Adolf, very sad! Jamal had his contributions. Poor fellow even earned the wrath of his own people for his nationalist leaning. He did help out Mwalimu and so did others like Count Kassam (father of Alnoor) and Moh’d Ratansi. Also the Thakkars (previously along Zanaki St., opposite Purnima Restaurant) who probably are linked with Barai. 

Even other politicians had their benefactors in people like Akber Rajpar and Mustafa Jaffer. Some exploited the situation and gained riches. Mustafa Songambele who became the Area Commissioner of Dsm was once the driver of ‘Walji & Alibhai’. Nassor Moyo (father of the once Minister Hassan Nassor Moyo) and Mtoro Rehani (Mayor of Zanzibar) operated printing machines at ‘Samachar Printing Press’ in Zanzibar. When the editor of ‘Samachar’, the late Roshan Master, was jailed during the tumultuous days of the Revolution Mtoro Rehani lent a helping hand. The irony of time had turned the scene. 

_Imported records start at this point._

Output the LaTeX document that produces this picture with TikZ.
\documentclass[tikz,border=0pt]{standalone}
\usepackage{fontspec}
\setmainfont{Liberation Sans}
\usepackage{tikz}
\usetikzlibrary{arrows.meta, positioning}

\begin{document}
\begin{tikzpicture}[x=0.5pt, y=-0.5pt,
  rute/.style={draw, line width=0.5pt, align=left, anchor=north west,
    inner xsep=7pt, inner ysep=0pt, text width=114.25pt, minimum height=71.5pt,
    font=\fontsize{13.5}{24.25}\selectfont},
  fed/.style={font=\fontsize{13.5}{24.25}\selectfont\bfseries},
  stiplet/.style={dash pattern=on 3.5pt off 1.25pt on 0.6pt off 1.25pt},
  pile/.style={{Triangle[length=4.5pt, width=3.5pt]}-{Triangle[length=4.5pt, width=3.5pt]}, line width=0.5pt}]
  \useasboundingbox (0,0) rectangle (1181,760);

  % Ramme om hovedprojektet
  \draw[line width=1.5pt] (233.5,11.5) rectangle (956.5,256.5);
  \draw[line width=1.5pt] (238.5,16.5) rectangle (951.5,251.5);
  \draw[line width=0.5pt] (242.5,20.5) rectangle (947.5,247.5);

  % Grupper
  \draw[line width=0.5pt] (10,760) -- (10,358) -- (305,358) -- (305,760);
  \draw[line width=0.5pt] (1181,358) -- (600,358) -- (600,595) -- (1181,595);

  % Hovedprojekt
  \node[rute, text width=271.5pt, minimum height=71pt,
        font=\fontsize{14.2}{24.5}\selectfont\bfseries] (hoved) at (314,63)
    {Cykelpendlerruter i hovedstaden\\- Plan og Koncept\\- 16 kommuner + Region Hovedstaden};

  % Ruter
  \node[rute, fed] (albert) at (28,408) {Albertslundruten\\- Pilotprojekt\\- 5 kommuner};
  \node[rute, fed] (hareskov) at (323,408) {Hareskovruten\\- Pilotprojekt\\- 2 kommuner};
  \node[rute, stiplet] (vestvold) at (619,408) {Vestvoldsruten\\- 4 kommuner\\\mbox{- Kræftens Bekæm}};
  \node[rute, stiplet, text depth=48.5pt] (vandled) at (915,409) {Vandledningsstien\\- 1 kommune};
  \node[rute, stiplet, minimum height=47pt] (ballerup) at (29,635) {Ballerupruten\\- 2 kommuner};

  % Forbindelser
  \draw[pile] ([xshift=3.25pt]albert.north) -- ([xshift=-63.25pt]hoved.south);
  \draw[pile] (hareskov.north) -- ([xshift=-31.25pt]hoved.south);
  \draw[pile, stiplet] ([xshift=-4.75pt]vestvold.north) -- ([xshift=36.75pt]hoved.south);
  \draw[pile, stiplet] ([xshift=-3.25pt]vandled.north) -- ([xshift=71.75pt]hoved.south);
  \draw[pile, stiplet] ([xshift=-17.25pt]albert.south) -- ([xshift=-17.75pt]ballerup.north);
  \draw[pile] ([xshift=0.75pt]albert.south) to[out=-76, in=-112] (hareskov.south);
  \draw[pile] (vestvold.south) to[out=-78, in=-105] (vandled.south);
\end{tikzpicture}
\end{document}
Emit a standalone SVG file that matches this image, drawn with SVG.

President Karume was said to provide a helping hand to many of his old acquaintances. One of them being my Zanzibar neighbour Abdulrasul Ladak’s (Abhu Ladak) son Kasu (Kasu Nahoza) who was President Karume’s best pal in the struggling days of their youth. 

From personal experience I want to relate this particular incident that would etch on my mind for ever. It was the year 1973 and at that time I was working with NBC’s Jamhuri St. Branch (now Mnazimoja Branch) and heading Savings Dept. It was the month of Ramadhan and around Eid time. There was a big rush at the bank and customers stood in a queue waiting to see me. The savings regulation of not permitting to draw amount exceeding certain figure unless authorized by officer in charge had prompted the queue. As Eid was approaching the requirement was quite high. The customers would come, sit before me and present their case. If satisfied with their explanation then I’d authorize payment. 

It was a very busy day and I did not even raise my head to see who I was talking to. One by one the customers came. Then all of a sudden I found on my table a ‘savings withdrawal voucher’ with a very familiar name and the bearer murmuring something. The name had a startling effect on me. Immediately I got up from my chair, momentarily did not know what to speak and then mustered up all the courage to greet him with courtesy. I even apologized to him if he’d to wait in the queue. Instantly I authorized his voucher and personally went to the cashier to collect cash for him lest he’d to wait any further. All along he was so humble with his benign smile and kept saying “Na shukuru”. It made me feel very sad. The customer was none other than Zanzibar’s former Prime Minister (of the pre Revolution Government) Mohamed Shamte. We never know what destiny holds for us.